Last spring, students at Kansas’ Lawrence High School spotlighted this issue for their news publication, Budget Online, after the campus belatedly became aware that one student had a criminal conviction for lewd and lascivious behavior and that another transferred into the school while awaiting trial on rape charges. One of the students was subsequently charged with sexual misconduct with a minor, which brought the previous conviction to light.
As reporter Zia Kelly’s story explained, Kansas is among the many states imposing no duty on law enforcement agencies to notify schools when students are arrested. And schools are under no obligation even to consult publicly available databases such as sex-offender registries — and, at least in Lawrence, do not make a routine practice of doing so.
A handful of states do, in fact, obligate police or prosecutors to inform K-12 schools when one of their students is facing serious criminal charges.
For example, Texas requires the head of every law enforcement agency to alert the school principal verbally within 24 hours when student is charged with a felony or a violent misdemeanor offense, and the principal must then notify all instructional personnel; the law also requires prosecutors to inform schools when criminal cases are resolved, and probation supervisors to provide notice when a probationer transfers into the school. Analogous laws are on the books in Connecticut, Maryland and North Carolina.
But no comparable laws exist for postsecondary institutions — hence the current uproar at Loyola University-Chicago.
Loyola authorities say they learned only through the news media that a third-year student had been arrested and charged with rape during his senior year of high school in Georgia, where he recently accepted a 10-year prison sentence under a guilty plea.

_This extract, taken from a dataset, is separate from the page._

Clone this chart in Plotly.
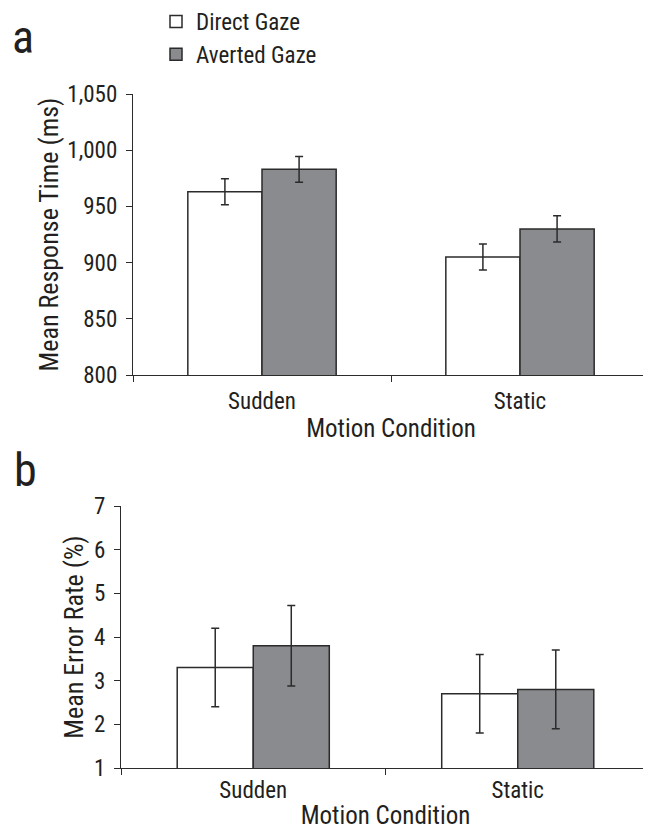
import plotly.graph_objects as go

# ---- data ----
conditions = ["Sudden", "Static"]
series_names = ["Direct Gaze", "Averted Gaze"]
rt_direct = [963, 905]
rt_averted = [983, 930]
rt_direct_err = [11.5, 11.5]
rt_averted_err = [11.5, 11.7]
er_direct = [3.3, 2.7]
er_averted = [3.8, 2.8]
er_direct_err = [0.9, 0.9]
er_averted_err = [0.92, 0.9]
rt_ticks = [800, 850, 900, 950, 1000, 1050]
er_ticks = [1, 2, 3, 4, 5, 6, 7]

FONT = "Liberation Sans Narrow, Arial Narrow, Roboto Condensed, DejaVu Sans Condensed, sans-serif"
TXT = "#231f20"
LINE = "#2b2b2b"
GREY = "#8a8b8e"
W, H = 651, 829
OFF = 8  # page body margin offset


def px(x):
    return (x - OFF) / W


def py(y):
    return 1 - (y - OFF) / H


xpos = list(range(len(conditions)))

fig = go.Figure()


def add_bars(xa, ya, direct, averted, derr, aerr, legend):
    fig.add_trace(go.Bar(
        x=xpos, y=direct, name=series_names[0], xaxis=xa, yaxis=ya,
        marker=dict(color="white", line=dict(color=LINE, width=1.5)),
        error_y=dict(type="data", array=derr, color=LINE, thickness=1.5, width=4),
        showlegend=legend, legendgroup="d"))
    fig.add_trace(go.Bar(
        x=xpos, y=averted, name=series_names[1], xaxis=xa, yaxis=ya,
        marker=dict(color=GREY, line=dict(color=LINE, width=1.5)),
        error_y=dict(type="data", array=aerr, color=LINE, thickness=1.5, width=4),
        showlegend=legend, legendgroup="a"))


add_bars("x", "y", rt_direct, rt_averted, rt_direct_err, rt_averted_err, True)
add_bars("x2", "y2", er_direct, er_averted, er_direct_err, er_averted_err, False)


def xaxis(domain, anchor, lstand, standoff):
    return dict(
        domain=domain, anchor=anchor, range=[-0.5, 1.5], automargin=False,
        tickmode="array", tickvals=xpos, ticktext=conditions,
        ticks="", ticklabelstandoff=lstand,
        tickfont=dict(size=23, color=TXT, family=FONT),
        showline=True, linecolor=LINE, linewidth=1.3,
        showgrid=False, zeroline=False,
        minor=dict(tickmode="array", tickvals=[-0.5, 0.5, 1.5], ticks="outside",
                   ticklen=6, tickcolor=LINE, tickwidth=1.3, showgrid=False),
        title=dict(text="Motion Condition", standoff=standoff,
                   font=dict(size=25, color=TXT, family=FONT)),
    )


def yaxis(domain, anchor, rng, ticks, fmt, standoff, title):
    return dict(
        domain=domain, anchor=anchor, range=rng, automargin=False,
        tickmode="array", tickvals=ticks, tickformat=fmt,
        ticks="outside", ticklen=6, tickcolor=LINE, tickwidth=1.3,
        ticklabelstandoff=4,
        tickfont=dict(size=23, color=TXT, family=FONT),
        showline=True, linecolor=LINE, linewidth=1.3,
        showgrid=False, zeroline=False,
        title=dict(text=title, standoff=standoff,
                   font=dict(size=26, color=TXT, family=FONT)),
    )


fig.update_layout(
    width=W, height=H,
    margin=dict(l=0, r=0, t=0, b=0, autoexpand=False),
    paper_bgcolor="white", plot_bgcolor="white",
    font=dict(family=FONT, color=TXT),
    barmode="group", bargap=0.425, bargroupgap=0,
    xaxis=xaxis([px(133), px(649)], "y", 5, 5),
    yaxis=yaxis([py(375), py(94)], "x", [800, 1050], rt_ticks, ",d", 1,
                "Mean Response Time (ms)"),
    xaxis2=xaxis([px(121), px(650)], "y2", 1, 3),
    yaxis2=yaxis([py(768), py(506)], "x2", [1, 7], er_ticks, "d", 2,
                 "Mean Error Rate (%)"),
    legend=dict(x=px(156), y=py(0), xanchor="left", yanchor="top",
                font=dict(size=23, color=TXT, family=FONT),
                bgcolor="rgba(0,0,0,0)", tracegroupgap=2, traceorder="normal"),
    annotations=[
        dict(text="a", x=px(10), y=py(66), xref="paper", yref="paper",
             xanchor="left", yanchor="bottom", showarrow=False,
             font=dict(size=46, color=TXT, family=FONT)),
        dict(text="b", x=px(12), y=py(499), xref="paper", yref="paper",
             xanchor="left", yanchor="bottom", showarrow=False,
             font=dict(size=46, color=TXT, family=FONT)),
    ],
)

fig.write_html("out.html")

Loyola has not addressed whether the student, Benjamin Holm, violated any duty to self-disclose the arrest. At some colleges, students are required to report if they are charged with or convicted of a crime, under threat of disciplinary sanctions if they’re caught failing to disclose. (Holm’s case is a bit different, since he was accepted, but not yet enrolled, at the time of his arrest.)
A federal statute, the Campus Sex Crimes Prevention Act, does require students who are placed on a sex-offender registry to notify their colleges, but that applies only after an adjudication of guilt and not while charges are pending.

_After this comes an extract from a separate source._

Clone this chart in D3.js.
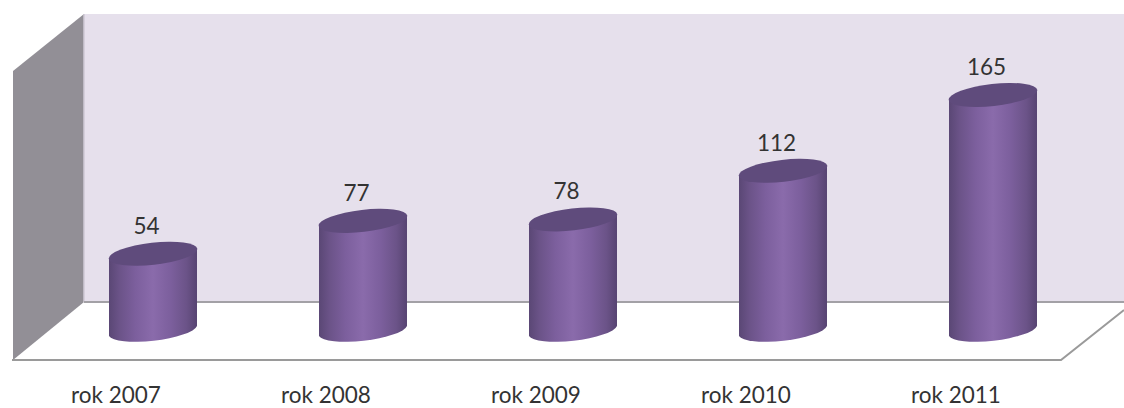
<!DOCTYPE html>
<html><head><meta charset="utf-8">
<style>html,body{margin:0;padding:0;background:#fff}svg{display:block}text{font-family:Lato,Carlito,sans-serif;fill:#333}</style>
<script src="https://cdn.jsdelivr.net/npm/d3@7"></script>
</head><body><svg id="c" width="1124" height="408"></svg>
<script>
const categories=["rok 2007","rok 2008","rok 2009","rok 2010","rok 2011"];
const values=[54,77,78,112,165];
const colors={wall:"#e6e0ec",side:"#928f96",line:"#9a9a9a",top:"#5f4b7c"};
const svg=d3.select("#c");
const p=0.581;
const x=d3.scaleBand().domain(categories).range([48,1098]).paddingInner(p).paddingOuter(p/2);
const y=d3.scaleLinear().domain([0,165]).range([331,95]);
const defs=svg.append("defs");
const g=defs.append("linearGradient").attr("id","cyl");
[[0,"#5a4775"],[0.12,"#6b5388"],[0.3,"#7c5f9d"],[0.5,"#8a6bab"],[0.7,"#7c5f9d"],[0.88,"#6b5388"],[1,"#574472"]]
 .forEach(s=>g.append("stop").attr("offset",s[0]).attr("stop-color",s[1]));
// walls
svg.append("rect").attr("x",84).attr("y",14).attr("width",1040).attr("height",288).attr("fill",colors.wall);
svg.append("path").attr("d","M13,71L84,14V302L13,360Z").attr("fill",colors.side);
svg.append("path").attr("d","M84,14V302").attr("stroke","#cfcad6").attr("stroke-width",1.5).attr("fill","none");
svg.append("path").attr("d","M84,302H1124").attr("stroke","#a3a1a6").attr("stroke-width",2).attr("fill","none");
svg.append("path").attr("d","M84,303H1124V310L1061,360H16Z").attr("fill","#fff");
svg.append("path").attr("d","M12,360H1061L1124,310").attr("stroke",colors.line).attr("stroke-width",2).attr("fill","none");
// cylinders
const rx=44.6,ry=11,deg=-6.5,dy=4.9;
const bars=svg.selectAll("g.bar").data(categories).join("g").attr("class","bar");
bars.append("path").attr("fill","url(#cyl)").attr("d",(c,i)=>{
  const l=x(c),r=x(c)+x.bandwidth(),t=y(values[i]),b=y(0);
  return `M${l},${t+dy}L${l},${b+dy}A${rx},${ry} ${deg} 0 0 ${r},${b-dy}L${r},${t-dy}Z`;
});
bars.append("ellipse").attr("fill",colors.top)
 .attr("rx",rx).attr("ry",ry)
 .attr("transform",(c,i)=>`translate(${x(c)+x.bandwidth()/2},${y(values[i])}) rotate(${deg})`);
// value labels
bars.append("text").attr("text-anchor","middle").attr("font-size",22.5)
 .attr("x",c=>x(c)+x.bandwidth()/2-6.5).attr("y",(c,i)=>y(values[i])-20).text((c,i)=>values[i]);
// category labels
svg.append("g").selectAll("text").data(categories).join("text").attr("text-anchor","middle").attr("font-size",22.5)
 .attr("x",c=>x(c)+x.bandwidth()/2-37).attr("y",403).text(c=>c);
</script></body></html>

Whether colleges should hold students’ criminal records against them is an evolving issue with no universally accepted answer.

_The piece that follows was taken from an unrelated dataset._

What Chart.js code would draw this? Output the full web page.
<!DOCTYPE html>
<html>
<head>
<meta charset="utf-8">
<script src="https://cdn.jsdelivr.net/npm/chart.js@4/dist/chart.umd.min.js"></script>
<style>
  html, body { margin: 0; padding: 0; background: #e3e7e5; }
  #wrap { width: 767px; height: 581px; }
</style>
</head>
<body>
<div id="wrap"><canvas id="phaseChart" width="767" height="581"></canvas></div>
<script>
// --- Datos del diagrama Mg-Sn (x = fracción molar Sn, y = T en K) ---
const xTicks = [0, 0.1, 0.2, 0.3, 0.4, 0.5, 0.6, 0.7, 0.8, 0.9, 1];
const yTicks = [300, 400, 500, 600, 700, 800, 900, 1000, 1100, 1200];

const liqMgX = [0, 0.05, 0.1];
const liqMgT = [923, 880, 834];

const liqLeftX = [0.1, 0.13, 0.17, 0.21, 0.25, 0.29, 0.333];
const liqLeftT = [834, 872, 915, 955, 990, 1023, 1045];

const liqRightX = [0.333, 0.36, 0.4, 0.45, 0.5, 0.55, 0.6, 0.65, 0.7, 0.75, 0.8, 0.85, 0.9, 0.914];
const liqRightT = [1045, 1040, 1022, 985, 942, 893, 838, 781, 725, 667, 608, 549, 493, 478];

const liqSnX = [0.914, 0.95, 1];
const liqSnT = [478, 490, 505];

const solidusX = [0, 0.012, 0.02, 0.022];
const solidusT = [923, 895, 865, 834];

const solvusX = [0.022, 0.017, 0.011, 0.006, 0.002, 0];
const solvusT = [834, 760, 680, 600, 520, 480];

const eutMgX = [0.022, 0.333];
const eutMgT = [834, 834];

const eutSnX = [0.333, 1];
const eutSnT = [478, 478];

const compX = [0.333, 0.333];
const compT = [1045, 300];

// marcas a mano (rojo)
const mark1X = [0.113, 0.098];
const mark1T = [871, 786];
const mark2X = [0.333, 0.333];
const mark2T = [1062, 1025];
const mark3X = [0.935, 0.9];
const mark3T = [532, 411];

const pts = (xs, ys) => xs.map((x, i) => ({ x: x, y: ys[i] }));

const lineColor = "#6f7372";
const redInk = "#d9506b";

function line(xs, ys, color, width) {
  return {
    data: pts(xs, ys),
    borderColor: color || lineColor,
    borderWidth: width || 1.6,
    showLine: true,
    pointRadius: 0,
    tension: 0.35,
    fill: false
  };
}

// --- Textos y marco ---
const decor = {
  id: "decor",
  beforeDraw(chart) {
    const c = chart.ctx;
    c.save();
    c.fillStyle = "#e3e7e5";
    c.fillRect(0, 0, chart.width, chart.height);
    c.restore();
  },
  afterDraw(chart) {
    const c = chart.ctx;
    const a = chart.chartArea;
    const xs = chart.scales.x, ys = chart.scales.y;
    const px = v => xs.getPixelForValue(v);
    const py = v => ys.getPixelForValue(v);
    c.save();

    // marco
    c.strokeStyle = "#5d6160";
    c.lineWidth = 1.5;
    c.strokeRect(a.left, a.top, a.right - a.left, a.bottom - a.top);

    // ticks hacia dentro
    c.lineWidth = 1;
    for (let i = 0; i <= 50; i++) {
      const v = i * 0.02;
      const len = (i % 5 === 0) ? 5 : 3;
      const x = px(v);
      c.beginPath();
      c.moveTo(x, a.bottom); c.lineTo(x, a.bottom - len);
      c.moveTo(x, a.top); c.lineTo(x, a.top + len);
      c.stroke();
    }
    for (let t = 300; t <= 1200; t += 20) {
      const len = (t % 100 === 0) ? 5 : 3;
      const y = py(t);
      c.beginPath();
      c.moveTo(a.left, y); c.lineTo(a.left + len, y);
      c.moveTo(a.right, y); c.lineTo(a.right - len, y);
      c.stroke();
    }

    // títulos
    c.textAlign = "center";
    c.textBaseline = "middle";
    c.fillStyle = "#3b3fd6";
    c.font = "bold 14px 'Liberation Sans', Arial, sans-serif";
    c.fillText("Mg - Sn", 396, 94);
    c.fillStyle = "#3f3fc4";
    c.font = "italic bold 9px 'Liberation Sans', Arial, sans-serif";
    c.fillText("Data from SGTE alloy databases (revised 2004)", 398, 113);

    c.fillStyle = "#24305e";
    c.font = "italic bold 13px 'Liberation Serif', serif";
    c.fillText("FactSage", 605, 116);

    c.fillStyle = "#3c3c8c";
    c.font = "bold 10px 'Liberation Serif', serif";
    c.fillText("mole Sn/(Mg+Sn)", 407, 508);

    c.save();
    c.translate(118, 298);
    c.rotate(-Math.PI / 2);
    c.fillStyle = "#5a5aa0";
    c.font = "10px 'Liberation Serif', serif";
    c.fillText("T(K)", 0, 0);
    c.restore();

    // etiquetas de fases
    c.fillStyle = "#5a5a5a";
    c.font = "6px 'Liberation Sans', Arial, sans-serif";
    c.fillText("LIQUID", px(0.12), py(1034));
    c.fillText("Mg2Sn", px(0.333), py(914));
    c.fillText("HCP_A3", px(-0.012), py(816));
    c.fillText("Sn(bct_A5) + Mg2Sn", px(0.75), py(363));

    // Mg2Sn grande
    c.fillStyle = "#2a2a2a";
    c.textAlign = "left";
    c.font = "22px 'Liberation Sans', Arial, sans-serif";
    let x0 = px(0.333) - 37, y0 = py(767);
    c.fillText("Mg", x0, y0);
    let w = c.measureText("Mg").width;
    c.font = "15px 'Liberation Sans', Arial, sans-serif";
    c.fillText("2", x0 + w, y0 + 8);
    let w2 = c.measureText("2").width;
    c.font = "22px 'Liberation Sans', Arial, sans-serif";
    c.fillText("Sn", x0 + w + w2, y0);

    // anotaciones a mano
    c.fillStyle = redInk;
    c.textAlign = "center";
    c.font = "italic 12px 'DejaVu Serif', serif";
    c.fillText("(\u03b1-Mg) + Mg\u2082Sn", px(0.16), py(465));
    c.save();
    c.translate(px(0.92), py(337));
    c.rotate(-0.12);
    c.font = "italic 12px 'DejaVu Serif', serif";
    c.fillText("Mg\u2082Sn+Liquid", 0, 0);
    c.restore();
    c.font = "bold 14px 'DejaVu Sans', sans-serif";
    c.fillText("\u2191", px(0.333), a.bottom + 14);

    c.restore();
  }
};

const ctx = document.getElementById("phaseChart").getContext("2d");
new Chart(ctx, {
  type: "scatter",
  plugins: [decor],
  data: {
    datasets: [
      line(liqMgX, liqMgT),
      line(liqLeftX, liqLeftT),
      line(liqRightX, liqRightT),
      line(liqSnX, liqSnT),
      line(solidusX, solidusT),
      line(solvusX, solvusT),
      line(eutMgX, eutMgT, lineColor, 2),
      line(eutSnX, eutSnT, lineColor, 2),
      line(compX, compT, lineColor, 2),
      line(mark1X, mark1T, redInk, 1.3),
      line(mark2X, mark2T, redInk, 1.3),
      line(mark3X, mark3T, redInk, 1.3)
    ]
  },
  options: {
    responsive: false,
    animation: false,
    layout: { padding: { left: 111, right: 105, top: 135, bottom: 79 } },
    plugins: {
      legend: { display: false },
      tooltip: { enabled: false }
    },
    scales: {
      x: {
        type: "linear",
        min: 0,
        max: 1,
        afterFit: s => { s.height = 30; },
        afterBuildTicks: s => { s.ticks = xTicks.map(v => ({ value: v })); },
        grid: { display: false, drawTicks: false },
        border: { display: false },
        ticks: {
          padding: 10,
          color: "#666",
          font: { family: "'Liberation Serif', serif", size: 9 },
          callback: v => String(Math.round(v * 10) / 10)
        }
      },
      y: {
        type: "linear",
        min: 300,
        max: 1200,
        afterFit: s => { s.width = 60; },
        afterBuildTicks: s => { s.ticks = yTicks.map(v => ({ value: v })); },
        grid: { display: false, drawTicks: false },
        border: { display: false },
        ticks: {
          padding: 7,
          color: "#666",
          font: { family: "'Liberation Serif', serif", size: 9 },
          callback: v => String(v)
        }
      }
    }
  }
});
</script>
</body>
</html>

If a college is found to have accepted, or retained, a student with a history of violent behavior and that person re-offends, the public will demand to know why the college exposed the campus to a known risk. (Of note, the U.S. Department of Education has advised that it is not a violation of federal privacy law to notify the campus community of publicly available information that a registered sex offender is attending the school.)
But a college education can redirect a wayward path and reduce the risk of resuming a life of crime — which is why an increasing number of jurisdictions, including New York’s public university system, no longer ask about criminal convictions as part of the application process.
This is a story worth exploring for student journalists everywhere: Do educational institutions take steps, such as consulting publicly available sex-offender registries, to learn whether their students have committed crimes? Should they? Are students obligated to acknowledge their arrests to campus authorities — and what happens if they don’t? And what about past offenses as opposed to current ones? Do students have a right to know if one of their classmates has a violent criminal history, and should institutions even be in the business of checking criminal backgrounds at all — or, like the State University of New York system, should they “ban the box?”